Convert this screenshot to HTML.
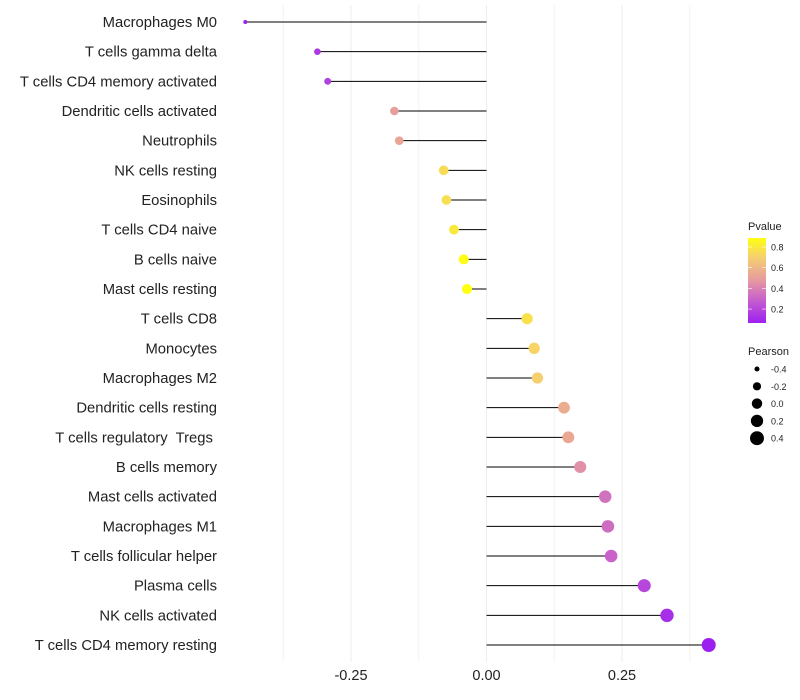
<!DOCTYPE html>
<html><head><meta charset="utf-8">
<style>
body{margin:0;background:#fff;font-family:"Liberation Sans",sans-serif;}
svg{display:block}
text{white-space:pre}
</style></head>
<body>
<svg id="chart" width="800" height="700"></svg>
<script>
const categories=["Macrophages M0","T cells gamma delta","T cells CD4 memory activated","Dendritic cells activated","Neutrophils","NK cells resting","Eosinophils","T cells CD4 naive","B cells naive","Mast cells resting","T cells CD8","Monocytes","Macrophages M2","Dendritic cells resting","T cells regulatory  Tregs ","B cells memory","Mast cells activated","Macrophages M1","T cells follicular helper","Plasma cells","NK cells activated","T cells CD4 memory resting"];
const pearson=[-0.445,-0.312,-0.293,-0.170,-0.161,-0.079,-0.074,-0.060,-0.042,-0.036,0.075,0.088,0.094,0.143,0.151,0.173,0.219,0.224,0.230,0.291,0.333,0.410];
const pvalues=[0.04,0.15,0.18,0.50,0.52,0.75,0.76,0.80,0.88,0.90,0.77,0.72,0.70,0.56,0.54,0.45,0.35,0.33,0.30,0.20,0.12,0.05];
const xTicks=[-0.25,0,0.25];
const xTickLabels=["-0.25","0.00","0.25"];
const xMinor=[-0.375,-0.125,0.125,0.375];
const pTicks=[0.2,0.4,0.6,0.8];
const sizeTicks=[-0.4,-0.2,0.0,0.2,0.4];

const NS="http://www.w3.org/2000/svg";
const svg=document.getElementById('chart');
function el(t,a,p){const e=document.createElementNS(NS,t);for(const k in a)e.setAttribute(k,a[k]);(p||svg).appendChild(e);return e;}
const x=v=>486.5+v*542;
const y=i=>22+i*(623/(categories.length-1));
const r=v=>Math.sqrt(Math.max(1,27.4+52.6*v));
const stops=[[0.065,[157,31,240]],[0.27,[196,90,208]],[0.48,[230,154,160]],[0.7,[245,207,112]],[0.887,[255,255,16]]];
function col(p){
  if(p<=stops[0][0])return `rgb(${stops[0][1]})`;
  for(let i=1;i<stops.length;i++){if(p<=stops[i][0]){const a=stops[i-1],b=stops[i],t=(p-a[0])/(b[0]-a[0]);return 'rgb('+a[1].map((c,j)=>Math.round(c+(b[1][j]-c)*t)).join(',')+')';}}
  return `rgb(${stops[stops.length-1][1]})`;
}
xMinor.forEach(v=>{const l=el('line',{x1:x(v),x2:x(v),y1:5,y2:662,stroke:'#f4f4f4','stroke-width':1});

});
xTicks.forEach((v,i)=>{const l=el('line',{x1:x(v),x2:x(v),y1:5,y2:662,stroke:'#ededed','stroke-width':1});


const t=el('text',{x:x(v),y:680,'text-anchor':'middle','font-size':14.5,fill:'#222'});t.textContent=xTickLabels[i];

});
categories.forEach((c,i)=>{
  const t=el('text',{x:217,y:y(i)+5,'text-anchor':'end','font-size':14.8,fill:'#222'});t.textContent=c;
  
  
  const l=el('line',{x1:x(0),x2:x(pearson[i]),y1:y(i),y2:y(i),stroke:'#000','stroke-width':1});
  
  
  const d=el('circle',{cx:x(pearson[i]),cy:y(i),r:r(pearson[i]),fill:col(pvalues[i])});
  
  
});
const defs=el('defs',{});
const g=el('linearGradient',{id:'pg',x1:0,y1:1,x2:0,y2:0},defs);
stops.forEach(s=>el('stop',{offset:(s[0]-0.065)/(0.887-0.065),'stop-color':`rgb(${s[1]})`},g));
const pt=el('text',{x:748,y:230,'font-size':11,fill:'#222'});pt.textContent='Pvalue';


const cb=el('rect',{x:748,y:238,width:18,height:85,fill:'url(#pg)'});


const py=p=>323-(p-0.065)/(0.887-0.065)*85;
pTicks.forEach(p=>{
  el('line',{x1:748,x2:752,y1:py(p),y2:py(p),stroke:'#fff','stroke-width':0.6});
  el('line',{x1:762,x2:766,y1:py(p),y2:py(p),stroke:'#fff','stroke-width':0.6});
  const t=el('text',{x:771,y:py(p)+3.5,'font-size':9,fill:'#222'});t.textContent=p.toFixed(1);
  
  
});
const st=el('text',{x:748,y:355,'font-size':11,fill:'#222'});st.textContent='Pearson';


sizeTicks.forEach((v,i)=>{
  const cy=369+i*17.3;
  const c=el('circle',{cx:757,cy:cy,r:r(v),fill:'#000'});
  
  
  const t=el('text',{x:771,y:cy+3.5,'font-size':9,fill:'#222'});t.textContent=v.toFixed(1);
  
  
});
</script>
</body></html>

::::::

§ Brief
Do not include the images; transcribe the rest of the listing exactly.

§ Written response
Convert this screenshot to HTML.
<!DOCTYPE html>
<html><head><meta charset="utf-8">
<style>
body{margin:0;background:#fff;font-family:"Liberation Sans",sans-serif;}
svg{display:block}
text{white-space:pre}
</style></head>
<body>
<svg id="chart" width="800" height="700"></svg>
<script>
const categories=["Macrophages M0","T cells gamma delta","T cells CD4 memory activated","Dendritic cells activated","Neutrophils","NK cells resting","Eosinophils","T cells CD4 naive","B cells naive","Mast cells resting","T cells CD8","Monocytes","Macrophages M2","Dendritic cells resting","T cells regulatory  Tregs ","B cells memory","Mast cells activated","Macrophages M1","T cells follicular helper","Plasma cells","NK cells activated","T cells CD4 memory resting"];
const pearson=[-0.445,-0.312,-0.293,-0.170,-0.161,-0.079,-0.074,-0.060,-0.042,-0.036,0.075,0.088,0.094,0.143,0.151,0.173,0.219,0.224,0.230,0.291,0.333,0.410];
const pvalues=[0.04,0.15,0.18,0.50,0.52,0.75,0.76,0.80,0.88,0.90,0.77,0.72,0.70,0.56,0.54,0.45,0.35,0.33,0.30,0.20,0.12,0.05];
const xTicks=[-0.25,0,0.25];
const xTickLabels=["-0.25","0.00","0.25"];
const xMinor=[-0.375,-0.125,0.125,0.375];
const pTicks=[0.2,0.4,0.6,0.8];
const sizeTicks=[-0.4,-0.2,0.0,0.2,0.4];

const NS="http://www.w3.org/2000/svg";
const svg=document.getElementById('chart');
function el(t,a,p){const e=document.createElementNS(NS,t);for(const k in a)e.setAttribute(k,a[k]);(p||svg).appendChild(e);return e;}
const x=v=>486.5+v*542;
const y=i=>22+i*(623/(categories.length-1));
const r=v=>Math.sqrt(Math.max(1,27.4+52.6*v));
const stops=[[0.065,[157,31,240]],[0.27,[196,90,208]],[0.48,[230,154,160]],[0.7,[245,207,112]],[0.887,[255,255,16]]];
function col(p){
  if(p<=stops[0][0])return `rgb(${stops[0][1]})`;
  for(let i=1;i<stops.length;i++){if(p<=stops[i][0]){const a=stops[i-1],b=stops[i],t=(p-a[0])/(b[0]-a[0]);return 'rgb('+a[1].map((c,j)=>Math.round(c+(b[1][j]-c)*t)).join(',')+')';}}
  return `rgb(${stops[stops.length-1][1]})`;
}
xMinor.forEach(v=>{const l=el('line',{x1:x(v),x2:x(v),y1:5,y2:662,stroke:'#f4f4f4','stroke-width':1});

});
xTicks.forEach((v,i)=>{const l=el('line',{x1:x(v),x2:x(v),y1:5,y2:662,stroke:'#ededed','stroke-width':1});


const t=el('text',{x:x(v),y:680,'text-anchor':'middle','font-size':14.5,fill:'#222'});t.textContent=xTickLabels[i];

});
categories.forEach((c,i)=>{
  const t=el('text',{x:217,y:y(i)+5,'text-anchor':'end','font-size':14.8,fill:'#222'});t.textContent=c;
  
  
  const l=el('line',{x1:x(0),x2:x(pearson[i]),y1:y(i),y2:y(i),stroke:'#000','stroke-width':1});
  
  
  const d=el('circle',{cx:x(pearson[i]),cy:y(i),r:r(pearson[i]),fill:col(pvalues[i])});
  
  
});
const defs=el('defs',{});
const g=el('linearGradient',{id:'pg',x1:0,y1:1,x2:0,y2:0},defs);
stops.forEach(s=>el('stop',{offset:(s[0]-0.065)/(0.887-0.065),'stop-color':`rgb(${s[1]})`},g));
const pt=el('text',{x:748,y:230,'font-size':11,fill:'#222'});pt.textContent='Pvalue';


const cb=el('rect',{x:748,y:238,width:18,height:85,fill:'url(#pg)'});


const py=p=>323-(p-0.065)/(0.887-0.065)*85;
pTicks.forEach(p=>{
  el('line',{x1:748,x2:752,y1:py(p),y2:py(p),stroke:'#fff','stroke-width':0.6});
  el('line',{x1:762,x2:766,y1:py(p),y2:py(p),stroke:'#fff','stroke-width':0.6});
  const t=el('text',{x:771,y:py(p)+3.5,'font-size':9,fill:'#222'});t.textContent=p.toFixed(1);
  
  
});
const st=el('text',{x:748,y:355,'font-size':11,fill:'#222'});st.textContent='Pearson';


sizeTicks.forEach((v,i)=>{
  const cy=369+i*17.3;
  const c=el('circle',{cx:757,cy:cy,r:r(v),fill:'#000'});
  
  
  const t=el('text',{x:771,y:cy+3.5,'font-size':9,fill:'#222'});t.textContent=v.toFixed(1);
  
  
});
</script>
</body></html>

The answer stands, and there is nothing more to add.